» GIVEN DATA
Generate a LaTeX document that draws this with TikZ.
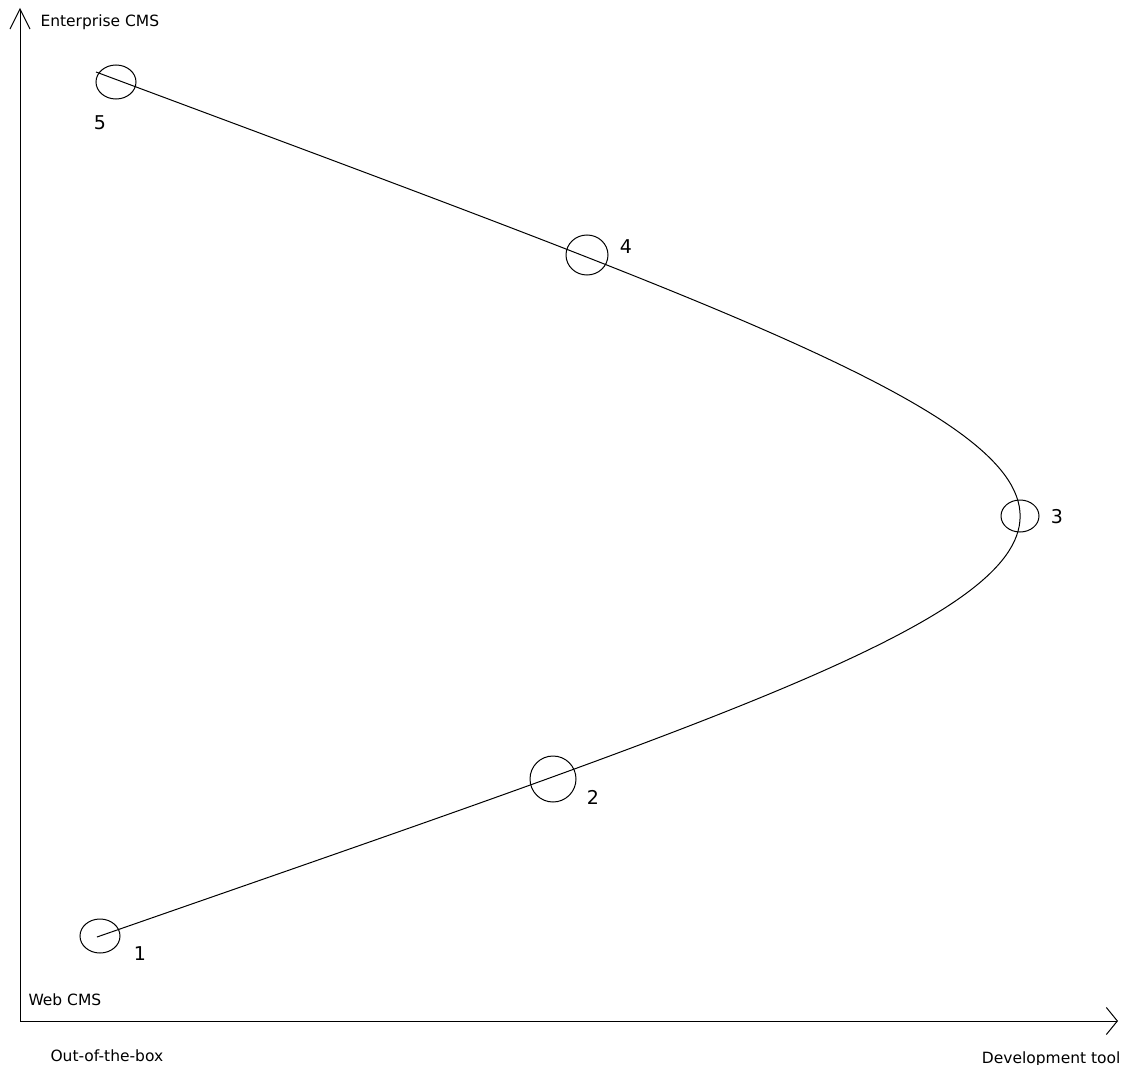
\documentclass[tikz,border=0pt]{standalone}
\usepackage{fontspec}
\setmainfont{DejaVu Sans}
\usetikzlibrary{shapes.geometric,arrows.meta}
\begin{document}
\begin{tikzpicture}[x=1pt,y=-1pt,line width=1pt,
  mark circle/.style={draw,ellipse,inner sep=0pt},
  axis label/.style={inner sep=0pt,font=\fontsize{15.5}{18}\selectfont},
  num label/.style={inner sep=0pt,font=\fontsize{19}{22}\selectfont}]
\useasboundingbox[fill=white] (0,0) rectangle (1122,1065);
% axes
\coordinate (o) at (20,1021);
\coordinate (ytop) at (20,8);
\coordinate (xend) at (1118,1021);
\draw[-{Straight Barb[length=20pt,width=20pt,line width=1pt]}] (o) -- (ytop);
\draw[-{Straight Barb[length=11pt,width=27pt,line width=1pt]}] (o) -- (xend);
% axis labels
\node[axis label,anchor=base west] (ent) at (40,27) {Enterprise CMS};
\node[axis label,anchor=base west] (web) at (28,1005) {Web CMS};
\node[axis label,anchor=base west] (oob) at (50,1061) {Out-of-the-box};
\node[axis label,anchor=base east] (dev) at (1121,1063) {Development tool};
% circles
\node[mark circle,minimum width=40pt,minimum height=34pt] (c1) at (100,936) {};
\node[mark circle,minimum width=46pt,minimum height=46pt] (c2) at (553,779) {};
\node[mark circle,minimum width=38pt,minimum height=32pt] (c3) at (1020,516) {};
\node[mark circle,minimum width=42pt,minimum height=40pt] (c4) at (587,255) {};
\node[mark circle,minimum width=40pt,minimum height=34pt] (c5) at (116,82) {};
% curve
\coordinate (p1) at (97,937);
\coordinate (p5) at (96,72);
\draw (p1) .. controls (1328,508) and (1328,532) .. (p5);
% numbers
\node[num label] (n1) at (140,954) {1};
\node[num label] (n2) at (593,797) {2};
\node[num label] (n3) at (1057,517) {3};
\node[num label] (n4) at (626,247) {4};
\node[num label] (n5) at (100,123) {5};
\end{tikzpicture}
\end{document}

» AIM OF THE TASK
Quote the material word for word, dropping any images it holds.

» SOLUTION TO THIS PROBLEM
Generate a LaTeX document that draws this with TikZ.
\documentclass[tikz,border=0pt]{standalone}
\usepackage{fontspec}
\setmainfont{DejaVu Sans}
\usetikzlibrary{shapes.geometric,arrows.meta}
\begin{document}
\begin{tikzpicture}[x=1pt,y=-1pt,line width=1pt,
  mark circle/.style={draw,ellipse,inner sep=0pt},
  axis label/.style={inner sep=0pt,font=\fontsize{15.5}{18}\selectfont},
  num label/.style={inner sep=0pt,font=\fontsize{19}{22}\selectfont}]
\useasboundingbox[fill=white] (0,0) rectangle (1122,1065);
% axes
\coordinate (o) at (20,1021);
\coordinate (ytop) at (20,8);
\coordinate (xend) at (1118,1021);
\draw[-{Straight Barb[length=20pt,width=20pt,line width=1pt]}] (o) -- (ytop);
\draw[-{Straight Barb[length=11pt,width=27pt,line width=1pt]}] (o) -- (xend);
% axis labels
\node[axis label,anchor=base west] (ent) at (40,27) {Enterprise CMS};
\node[axis label,anchor=base west] (web) at (28,1005) {Web CMS};
\node[axis label,anchor=base west] (oob) at (50,1061) {Out-of-the-box};
\node[axis label,anchor=base east] (dev) at (1121,1063) {Development tool};
% circles
\node[mark circle,minimum width=40pt,minimum height=34pt] (c1) at (100,936) {};
\node[mark circle,minimum width=46pt,minimum height=46pt] (c2) at (553,779) {};
\node[mark circle,minimum width=38pt,minimum height=32pt] (c3) at (1020,516) {};
\node[mark circle,minimum width=42pt,minimum height=40pt] (c4) at (587,255) {};
\node[mark circle,minimum width=40pt,minimum height=34pt] (c5) at (116,82) {};
% curve
\coordinate (p1) at (97,937);
\coordinate (p5) at (96,72);
\draw (p1) .. controls (1328,508) and (1328,532) .. (p5);
% numbers
\node[num label] (n1) at (140,954) {1};
\node[num label] (n2) at (593,797) {2};
\node[num label] (n3) at (1057,517) {3};
\node[num label] (n4) at (626,247) {4};
\node[num label] (n5) at (100,123) {5};
\end{tikzpicture}
\end{document}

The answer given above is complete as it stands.